Arrested Development

Jason Bateman, Jeffrey Tambor, ...
Photo: Arrested Development: Sam Urdank

It takes a minute to get your bearings in the peculiar world of Arrested Development‘s Bluth family. For one thing, they’re a bit anachronistic. From Gob (Will Arnett), a magician more David Copperfield than David Blaine, to matriarch Lucille (Jessica Walter), a Dynastyesque grande dame, these characters could be swiped straight from an ’80s nighttime soap.

And that’s the other thing: Arrested Development doesn’t feel like a sitcom. Bare of a laugh track and filmed with a single, often jittery camera, the series looks more like an overblown drama or a gritty documentary — not a comedy that features such loopy situations as an inflammatory ”chicken dance” or a teenage boy driving a car while jammed on Daddy’s lap.

Secure in its quality (the show earned a best-comedy Emmy in September), Arrested is shaking up its premise just enough in its second season. Lindsay (Portia de Rossi) and Tobias (David Cross) have embarked on an incredibly unliberating open marriage, and George Bluth Sr. (Jeffrey Tambor) is lamming it from jail as news breaks that the family’s development firm, Bluth Co., built homes for Saddam Hussein. The scenario has offered some winky Iraq-war-related jokes. When Bluth Co. completed a new model home, Gob soared into the ribbon cutting on a crane, Dubya-style. (Gob does, after all, stand for George O. Bluth II.) Under a ”Mission Accomplished” banner, he gave a convoluted, up-with-people stump speech: ”My brother wasn’t optimistic it could be done, but I wouldn’t take ‘not optimistic it could be done’ for an answer!”

If status-obsessed Gob is the family Republican, then Michael (Jason Bateman), with his nurturing underdog doormattiness, is the Democrat — and they’re both smug over the downfall of their dictatorial father, who was spoofed as Saddam, dental probe and all. (And I’m not even going to touch Tobias’ ”WMDs.”)

As for Arrested‘s cast, they’ve become the best ensemble on TV. Bateman’s charismatic straight man is worth three Zeppos, two Abbotts, and a Rowan.

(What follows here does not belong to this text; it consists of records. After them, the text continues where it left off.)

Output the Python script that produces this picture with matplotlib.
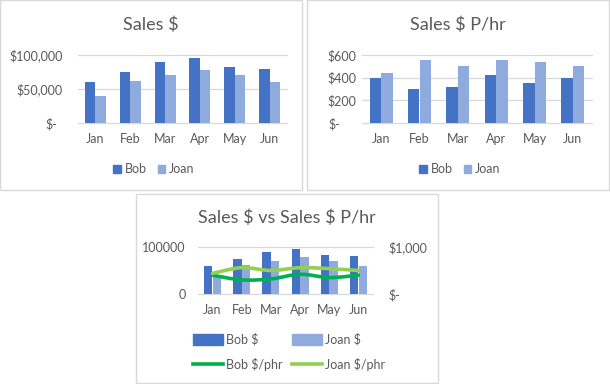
import numpy as np
import matplotlib.pyplot as plt
from matplotlib.patches import Patch, Rectangle, PathPatch
from matplotlib.lines import Line2D
from matplotlib.path import Path
import matplotlib.transforms as mtransforms

plt.rcParams['font.family'] = ['Lato', 'DejaVu Sans']
plt.rcParams['text.parse_math'] = False  # чтобы $ не превращался в формулу

months = ['Jan', 'Feb', 'Mar', 'Apr', 'May', 'Jun']
bob_sales = [60000, 75000, 90000, 95000, 82000, 80000]
joan_sales = [40000, 62000, 70000, 78000, 70000, 60000]
bob_phr = [400, 300, 320, 420, 350, 400]
joan_phr = [440, 560, 500, 560, 540, 500]

sales_ticks = [0, 50000, 100000]
sales_labels = ['$-', '$50,000', '$100,000']
phr_ticks = [0, 200, 400, 600]
phr_labels = ['$-', '$200', '$400', '$600']
combo_ticks = [0, 100000]
combo_labels = ['0', '100000']
combo2_ticks = [0, 1000]
combo2_labels = ['$-', '$1,000']

BOB = '#4472C4'
JOAN = '#8FAADC'
BOB_LINE = '#00B050'
JOAN_LINE = '#92D050'
TXT = '#595959'
GRID = '#D9D9D9'
FS = 9

W, H = 610, 384
fig = plt.figure(figsize=(W / 100, H / 100), dpi=100)


def rect(x0, y0, x1, y1):
    # пиксели картинки -> координаты фигуры
    return [x0 / W, 1 - y1 / H, (x1 - x0) / W, (y1 - y0) / H]


def panel(x0, y0, x1, y1):
    r = rect(x0, y0, x1, y1)
    fig.add_artist(Rectangle((r[0], r[1]), r[2], r[3], transform=fig.transFigure,
                             fill=False, ec=GRID, lw=1))


def style(ax, ticks, labels, top, pad, zero_shift=0):
    ax.set_xlim(-0.5, len(months) - 0.5)
    ax.set_ylim(0, top)
    for s in ax.spines.values():
        s.set_visible(False)
    ax.set_xticks(range(len(months)))
    ax.set_xticklabels(months)
    ax.set_yticks(ticks)
    ax.set_yticklabels(labels)
    ax.tick_params(length=0, labelsize=FS, labelcolor=TXT)
    ax.tick_params(axis='x', pad=7)
    ax.tick_params(axis='y', pad=pad)
    ax.yaxis.grid(True, color=GRID, lw=0.9)
    for gl in ax.yaxis.get_gridlines():
        gl.set_clip_on(False)
    ax.set_axisbelow(True)
    if zero_shift:
        lab = ax.get_yticklabels()[0]
        lab.set_transform(lab.get_transform() + mtransforms.ScaledTranslation(
            -zero_shift / 100, 0, fig.dpi_scale_trans))


def smooth_path(xs, ys):
    pts = np.column_stack([xs, ys]).astype(float)
    n = len(pts)
    verts = [pts[0]]
    codes = [Path.MOVETO]
    for i in range(n - 1):
        p0 = pts[max(i - 1, 0)]
        p1 = pts[i]
        p2 = pts[i + 1]
        p3 = pts[min(i + 2, n - 1)]
        verts += [p1 + (p2 - p0) / 6, p2 - (p3 - p1) / 6, p2]
        codes += [Path.CURVE4] * 3
    return Path(verts, codes)


x = np.arange(len(months))
bw = 0.3

square_kw = dict(frameon=False, ncol=2, fontsize=FS, labelcolor=TXT,
                 handlelength=0.6, handleheight=0.6, handletextpad=0.3,
                 columnspacing=0.9, borderaxespad=0)

# ---- Sales $
panel(0, 0, 302, 190)
ax1 = fig.add_axes(rect(78, 55, 287, 123))
ax1.bar(x - bw / 2, bob_sales, bw, color=BOB)
ax1.bar(x + bw / 2, joan_sales, bw, color=JOAN)
style(ax1, sales_ticks, sales_labels, 100000, 11, zero_shift=6)
fig.text(151 / W, 1 - 25 / H, 'Sales $', ha='center', va='center', fontsize=13, color=TXT)
fig.legend(handles=[Patch(color=BOB, label='Bob'), Patch(color=JOAN, label='Joan')],
           loc='center', bbox_to_anchor=(154 / W, 1 - 169 / H), **square_kw)

# ---- Sales $ P/hr
panel(307, 0, 609, 190)
ax2 = fig.add_axes(rect(362, 55, 592, 123))
ax2.bar(x - bw / 2, bob_phr, bw, color=BOB)
ax2.bar(x + bw / 2, joan_phr, bw, color=JOAN)
style(ax2, phr_ticks, phr_labels, 600, 4, zero_shift=16)
fig.text(458 / W, 1 - 25 / H, 'Sales $ P/hr', ha='center', va='center', fontsize=13, color=TXT)
fig.legend(handles=[Patch(color=BOB, label='Bob'), Patch(color=JOAN, label='Joan')],
           loc='center', bbox_to_anchor=(460 / W, 1 - 169 / H), **square_kw)

# ---- Sales $ vs Sales $ P/hr
panel(136, 194, 438, 383)
ax3 = fig.add_axes(rect(198, 247, 373, 294))
ax3.bar(x - bw / 2, bob_sales, bw * 0.95, color=BOB)
ax3.bar(x + bw / 2, joan_sales, bw * 0.95, color=JOAN)
style(ax3, combo_ticks, combo_labels, 100000, 9)

ax4 = ax3.twinx()
ax4.set_ylim(0, 1000)
for s in ax4.spines.values():
    s.set_visible(False)
ax4.set_yticks(combo2_ticks)
ax4.set_yticklabels(combo2_labels)
ax4.tick_params(length=0, labelsize=FS, labelcolor=TXT, pad=11)
ax4.add_patch(PathPatch(smooth_path(x, bob_phr), fill=False, ec=BOB_LINE, lw=2.6,
                        capstyle='round'))
ax4.add_patch(PathPatch(smooth_path(x, joan_phr), fill=False, ec=JOAN_LINE, lw=2.6,
                        capstyle='round'))

fig.text(287 / W, 1 - 218 / H, 'Sales $ vs Sales $ P/hr', ha='center', va='center',
         fontsize=13, color=TXT)

combo_legend = [
    Patch(color=BOB, label='Bob $'),
    Line2D([], [], color=BOB_LINE, lw=2.6, label='Bob $/phr'),
    Patch(color=JOAN, label='Joan $'),
    Line2D([], [], color=JOAN_LINE, lw=2.6, label='Joan $/phr'),
]
fig.legend(handles=combo_legend, loc='center', bbox_to_anchor=(289 / W, 1 - 352 / H),
           frameon=False, ncol=2, fontsize=FS, labelcolor=TXT, handlelength=2.4,
           handleheight=0.9, handletextpad=0.3, columnspacing=0.7, labelspacing=0.95,
           borderaxespad=0)

fig.savefig('out.png', dpi=100)
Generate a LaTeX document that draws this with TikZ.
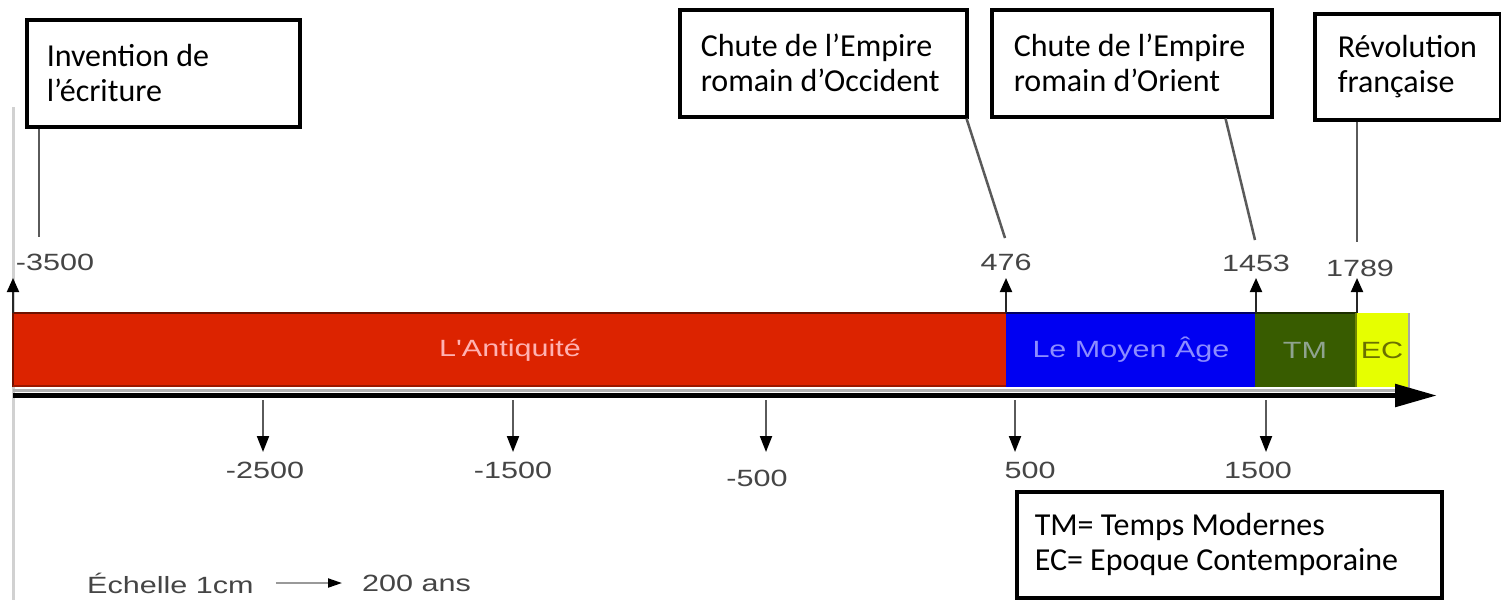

Arnett invests his bombastic Gob with unsightly veins of doubt, while Walter — whose Lucille has rekindled her affair with George’s twin, Oscar (also Tambor) — plays her dowager-in-love like a spiteful lap cat, purring one moment, scratching the next. And Michael Cera — as Bateman’s TV son, George Michael — has created a sweetheart. He’s an underestimated linchpin for this show.

The writing reminds me of (and this is a high, if random, compliment) Police Squad!, that short-lived TV precursor to the Naked Gun movies, which was packed with raunchy, goofy wordplay. Arrested‘s banter is so quick, and the delivery so subtle, quips almost need a three-second delay (oh — ”Seaward,” C-word, I get it!). The thick peppering of sight gags — was that Snoopy’s doghouse in the background? — requires repeat viewing to catch them all. Smart, unruly, and very fast, Arrested is the ultimate TV series for our TiVo age.